Jace leant on Beth’s car, trying to figure out what was going on.
“I remember him going to jail a few times and having to stay with another biker family. But I was always told the police were wrong and had it in for him. I think I partly believed it.”
“You were raised to hate the cops, remember? Biker gangs have their own code, their own way of dealing with things. Police are no go for that.”
“I’m amazed they let you in considering what Lloyd does for a living.”
Beth’s mouth twitched.
“I’m not Lloyd. And I’m friends with Maddie, not an actual member. They just treat me as such because of who I’m friends with.”
Jace looked at her and then into the lobby. His father’s mug shot seemed to be glaring straight at him. That was no different to the way he had normally reacted to Jace, as if he was a waste of space. Jace thought, at times, that he was a waste of space to his father.

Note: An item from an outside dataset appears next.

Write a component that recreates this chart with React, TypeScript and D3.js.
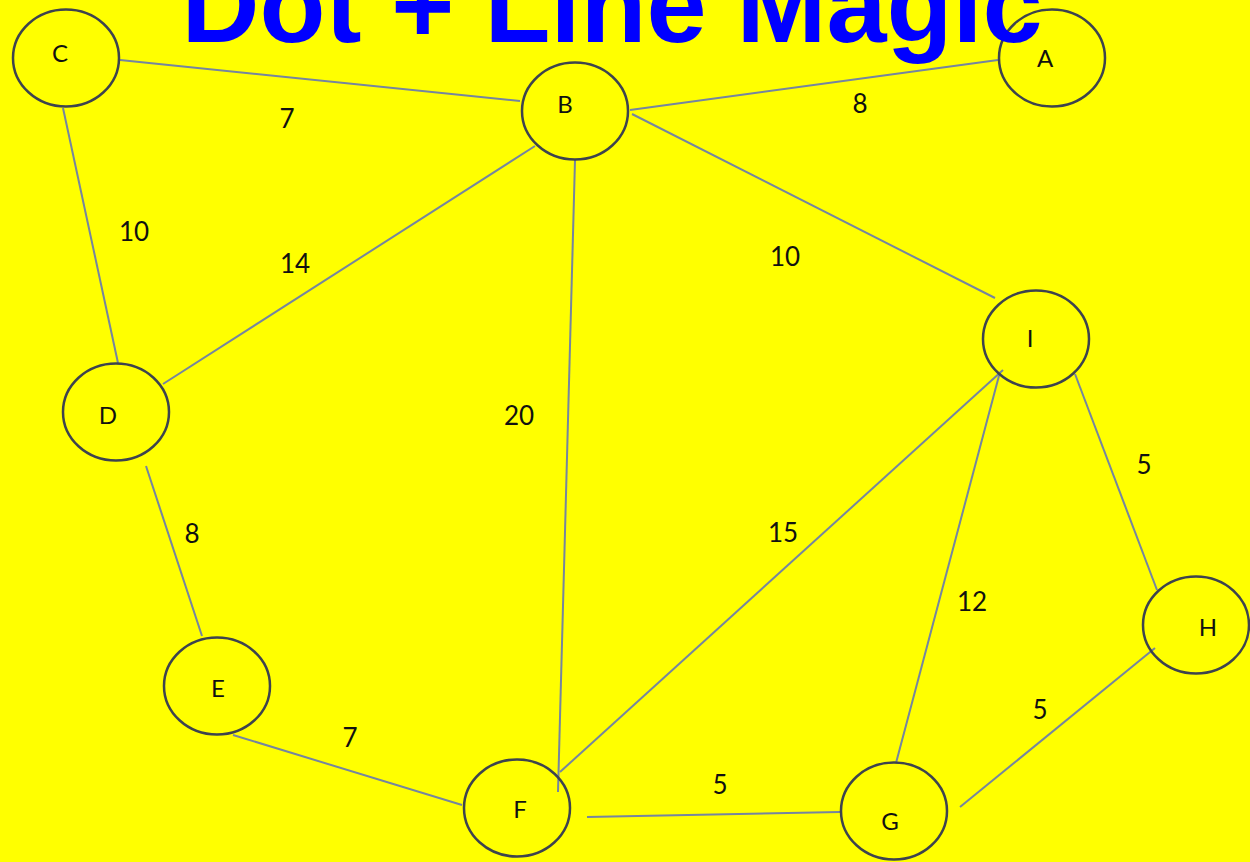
import React, { useEffect, useRef } from 'react';
import * as d3 from 'd3';

// node centres and where the letter sits (picture coordinates)
const nodes = [
  { id: 'A', x: 1052, y: 58, lx: 1045, ly: 57 },
  { id: 'B', x: 575, y: 111, lx: 565, ly: 103 },
  { id: 'C', x: 66, y: 58, lx: 60, ly: 52 },
  { id: 'D', x: 116, y: 412, lx: 108, ly: 414 },
  { id: 'E', x: 217, y: 686, lx: 218, ly: 687 },
  { id: 'F', x: 517, y: 808, lx: 520, ly: 808 },
  { id: 'G', x: 894, y: 811, lx: 890, ly: 820 },
  { id: 'H', x: 1196, y: 625, lx: 1208, ly: 626 },
  { id: 'I', x: 1036, y: 339, lx: 1030, ly: 337 },
];

// edges: ends as drawn, weight and where the weight is written
const edges = [
  { from: 'C', to: 'B', w: 7, x1: 120, y1: 60, x2: 520, y2: 101, lx: 287, ly: 118 },
  { from: 'B', to: 'A', w: 8, x1: 630, y1: 110, x2: 998, y2: 60, lx: 860, ly: 103 },
  { from: 'C', to: 'D', w: 10, x1: 63, y1: 108, x2: 118, y2: 363, lx: 134, ly: 231 },
  { from: 'D', to: 'B', w: 14, x1: 163, y1: 384, x2: 535, y2: 146, lx: 295, ly: 263 },
  { from: 'B', to: 'F', w: 20, x1: 575, y1: 160, x2: 558, y2: 792, lx: 519, ly: 415 },
  { from: 'B', to: 'I', w: 10, x1: 632, y1: 114, x2: 995, y2: 298, lx: 785, ly: 256 },
  { from: 'D', to: 'E', w: 8, x1: 146, y1: 466, x2: 202, y2: 636, lx: 192, ly: 533 },
  { from: 'I', to: 'F', w: 15, x1: 1003, y1: 370, x2: 560, y2: 772, lx: 783, ly: 532 },
  { from: 'I', to: 'G', w: 12, x1: 1000, y1: 372, x2: 896, y2: 763, lx: 972, ly: 601 },
  { from: 'I', to: 'H', w: 5, x1: 1075, y1: 374, x2: 1157, y2: 590, lx: 1144, ly: 464 },
  { from: 'E', to: 'F', w: 7, x1: 233, y1: 735, x2: 462, y2: 805, lx: 350, ly: 737 },
  { from: 'F', to: 'G', w: 5, x1: 587, y1: 817, x2: 840, y2: 812, lx: 720, ly: 784 },
  { from: 'H', to: 'G', w: 5, x1: 1155, y1: 648, x2: 960, y2: 807, lx: 1040, ly: 709 },
];

const title = 'Dot + Line Magic';

const App = () => {
  const svgRef = useRef<SVGSVGElement>(null);

  useEffect(() => {
    document.body.style.margin = '0';
    const width = 1250;
    const height = 862;
    const svg = d3.select(svgRef.current).attr('width', width).attr('height', height);
    svg.selectAll('*').remove();

    const x = d3.scaleLinear().domain([0, 1250]).range([0, width]);
    const y = d3.scaleLinear().domain([0, 862]).range([0, height]);

    svg.append('rect').attr('width', width).attr('height', height).attr('fill', '#ffff00');

    svg.selectAll('.edge').data(edges).join('line')
      .attr('class', 'edge')
      .attr('x1', d => x(d.x1)).attr('y1', d => y(d.y1))
      .attr('x2', d => x(d.x2)).attr('y2', d => y(d.y2))
      .attr('stroke', '#7585a0').attr('stroke-width', 2);

    svg.selectAll('.weight').data(edges).join('text')
      .attr('class', 'weight')
      .attr('x', d => x(d.lx)).attr('y', d => y(d.ly))
      .attr('text-anchor', 'middle').attr('dominant-baseline', 'central')
      .style('font-family', 'Lato, "Open Sans", sans-serif').style('font-size', '26px')
      .attr('fill', '#111')
      .text(d => d.w);

    svg.selectAll('.node').data(nodes).join('ellipse')
      .attr('class', 'node')
      .attr('cx', d => x(d.x)).attr('cy', d => y(d.y))
      .attr('rx', 53).attr('ry', 48.5)
      .attr('fill', 'none').attr('stroke', '#3d434e').attr('stroke-width', 2.5);

    svg.selectAll('.nlabel').data(nodes).join('text')
      .attr('class', 'nlabel')
      .attr('x', d => x(d.lx)).attr('y', d => y(d.ly))
      .attr('text-anchor', 'middle').attr('dominant-baseline', 'central')
      .style('font-family', 'Lato, "Open Sans", sans-serif').style('font-size', '24px')
      .attr('fill', '#111')
      .text(d => d.id);

    svg.append('text')
      .attr('x', 612).attr('y', 42)
      .attr('text-anchor', 'middle')
      .style('font-family', '"Liberation Sans", Arial, sans-serif')
      .style('font-weight', 'bold').style('font-size', '108px')
      .attr('fill', '#0000ff')
      .text(title);
  }, []);

  return <svg ref={svgRef} style={{ display: 'block' }}></svg>;
};

export default App;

“Why are you showing me this?”
“Have you ever been arrested, Jace?”
“Not since I was sixteen and my juvie record should be closed.”
“No adult record and no run-ins?”
Jace shook his head.
“Not on my end. If anything, I’m the one calling the cops. Usually on girls I’ve slept with, boyfriends of said girls or family members of same people. They come after me because I chose to ‘sully’ their reputations.” Jace sighed. “In reality, I slept with them once and refused to after that one night because I detected crazy and they didn’t like that. So, they tried to get someone else to bully me into a relationship.”

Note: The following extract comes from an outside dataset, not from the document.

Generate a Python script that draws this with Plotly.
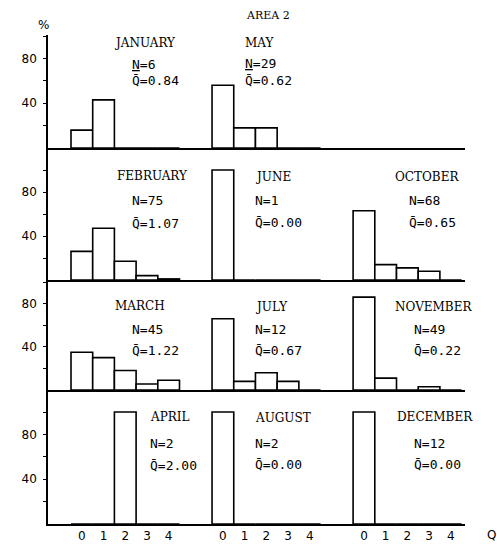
import plotly.graph_objects as go

# Q classes on the horizontal axis of every panel
q_classes = [0, 1, 2, 3, 4]

# Percentage of cases in each Q class, by month
january = [16, 43, 0, 0, 0]
february = [26, 47, 17, 4, 1]
march = [35, 30, 18, 5.5, 9]
april = [0, 0, 100, 0, 0]
may = [56, 18, 18, 0, 0]
june = [100, 0, 0, 0, 0]
july = [66, 8, 16, 8, 0]
august = [100, 0, 0, 0, 0]
october = [63, 14, 11, 8, 0]
november = [86, 11, 0, 3, 0]
december = [100, 0, 0, 0, 0]

month_names = ["JANUARY", "FEBRUARY", "MARCH", "APRIL", "MAY", "JUNE",
               "JULY", "AUGUST", "OCTOBER", "NOVEMBER", "DECEMBER"]
n_values = [6, 75, 45, 2, 29, 1, 12, 2, 68, 49, 12]
q_means = ["0.84", "1.07", "1.22", "2.00", "0.62", "0.00",
           "0.67", "0.00", "0.65", "0.22", "0.00"]
y_tick_values = [20, 40, 60, 80, 100]
y_tick_labels = ["", "40", "", "80", ""]

series = [january, february, march, april, may, june,
          july, august, october, november, december]

W, H = 497, 545


def px(x):
    return x / W


def py(y):
    return 1 - y / H


# Panel grid: (row, column) of each month; columns share one x scale
grid = [(1, 0), (2, 0), (3, 0), (4, 0), (1, 1), (2, 1),
        (3, 1), (4, 1), (2, 2), (3, 2), (4, 2)]
col_offset = [0, 6.5, 13]

# Row baselines / tops (pixels) and the percentage range each row spans
row_bottom = [148, 280, 390, 524]
row_top = [35, 148, 280, 390]
row_scale = [1.12, 1.10, 1.08, 1.12]

# Text placement per panel: month-name left x, stats left x, y of the three lines
text_pos = [
    (112, 130, 43, 65, 81),
    (115, 130, 176, 200, 223),
    (113, 130, 306, 329, 350),
    (148, 148, 417, 443, 465),
    (243, 243, 43, 63, 80),
    (253, 253, 177, 200, 222),
    (253, 253, 307, 329, 350),
    (253, 253, 418, 443, 464),
    (393, 407, 177, 200, 222),
    (393, 412, 307, 329, 350),
    (395, 412, 417, 443, 464),
]

fig = go.Figure()

for i, vals in enumerate(series):
    row, col = grid[i]
    fig.add_trace(go.Bar(
        x=[col_offset[col] + q for q in q_classes],
        y=vals,
        width=1,
        marker=dict(color="white", line=dict(color="black", width=1.6)),
        xaxis="x" if row == 4 else f"x{row + 1}",
        yaxis="y" if row == 4 else f"y{row + 1}",
        showlegend=False,
        hoverinfo="skip",
    ))

x_min = -0.5 - 23 / 21.7
x_max = x_min + (465 - 48) / 21.7
x_domain = [px(48), px(465)]

tick_font = dict(family="DejaVu Sans", size=12, color="black")

layout = dict(
    width=W, height=H,
    margin=dict(l=0, r=0, t=0, b=0),
    paper_bgcolor="white", plot_bgcolor="white",
    barmode="overlay",
    showlegend=False,
)

for r in range(1, 5):
    xa = "xaxis" if r == 4 else f"xaxis{r + 1}"
    ya = "yaxis" if r == 4 else f"yaxis{r + 1}"
    yid = "y" if r == 4 else f"y{r + 1}"
    xid = "x" if r == 4 else f"x{r + 1}"
    bottom = row_bottom[r - 1]
    top = row_top[r - 1]
    layout[xa] = dict(
        domain=x_domain, range=[x_min, x_max], anchor=yid,
        showline=True, linecolor="black", linewidth=1.6,
        showgrid=False, zeroline=False,
        tickvals=[c + q for c in col_offset for q in q_classes] if r == 4 else [],
        ticktext=[str(q) for c in col_offset for q in q_classes] if r == 4 else [],
        showticklabels=(r == 4),
        ticks="", tickfont=tick_font,
        fixedrange=True,
    )
    layout[ya] = dict(
        domain=[py(bottom), py(top)],
        range=[0, (bottom - top) / row_scale[r - 1]],
        anchor=xid,
        showline=True, linecolor="black", linewidth=1.6,
        showgrid=False, zeroline=False,
        tickvals=y_tick_values, ticktext=y_tick_labels,
        ticks="outside", ticklen=3, tickwidth=1.2, tickcolor="black",
        tickfont=tick_font, ticklabelstandoff=4,
        fixedrange=True,
    )

fig.update_layout(**layout)

name_font = dict(family="DejaVu Serif", size=12, color="black")
stat_font = dict(family="DejaVu Sans Mono", size=13, color="black")

annotations = []
for i in range(len(series)):
    name_x, stat_x, y1, y2, y3 = text_pos[i]
    n_label = f"N={n_values[i]}"
    if month_names[i] in ("JANUARY", "MAY"):
        n_label = f"<u>N</u>={n_values[i]}"
    for text, x, y, font in [
        (month_names[i], name_x, y1, name_font),
        (n_label, stat_x, y2, stat_font),
        ("Q\u0304=" + q_means[i], stat_x, y3, stat_font),
    ]:
        annotations.append(dict(
            text=text, x=px(x), y=py(y), xref="paper", yref="paper",
            xanchor="left", yanchor="middle", showarrow=False, font=font,
        ))

annotations += [
    dict(text="AREA 2", x=px(268), y=py(15), xref="paper", yref="paper",
         xanchor="center", yanchor="middle", showarrow=False,
         font=dict(family="DejaVu Serif", size=11, color="black")),
    dict(text="%", x=px(43), y=py(25), xref="paper", yref="paper",
         xanchor="center", yanchor="middle", showarrow=False,
         font=dict(family="DejaVu Sans", size=12, color="black")),
    dict(text="Q", x=px(491), y=py(535), xref="paper", yref="paper",
         xanchor="center", yanchor="middle", showarrow=False,
         font=dict(family="DejaVu Sans", size=12, color="black")),
]
fig.update_layout(annotations=annotations)

fig.write_html("out.html")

“I didn’t realize you could sully someone’s reputation in this century,” Beth said wryly. “You weren’t very good at choosing bed partners, were you?”
“Not really. I’ve even had laughs with the cops over the ridiculous charges.”
“Well, already you’re better than David was.”
“How so?”
“You did your best to keep out of the police radar.”
“I’m no saint, Beth. I’m a despicable pe
rson when it comes to women.”
“I know that, but you don’t have a record and you’re careful. Well,” she backtracked a little, “you were until Maddie. While you made a mistake fucking Maddie without protection, you are willing to step up to the plate. You’re already better than your father because, in my eyes, that says you love this kid already. If anything, if he were still alive, David should be the one looking up to you.”
“You mean I’ve been resenting him for all the wrong reasons.”
“Exactly.” Beth squeezed Jace’s arm. “David Howard wasn’t a good father, but he was proud of you. He just didn’t know how to show it. If you knew the truth, would you have been how you were as a kid?”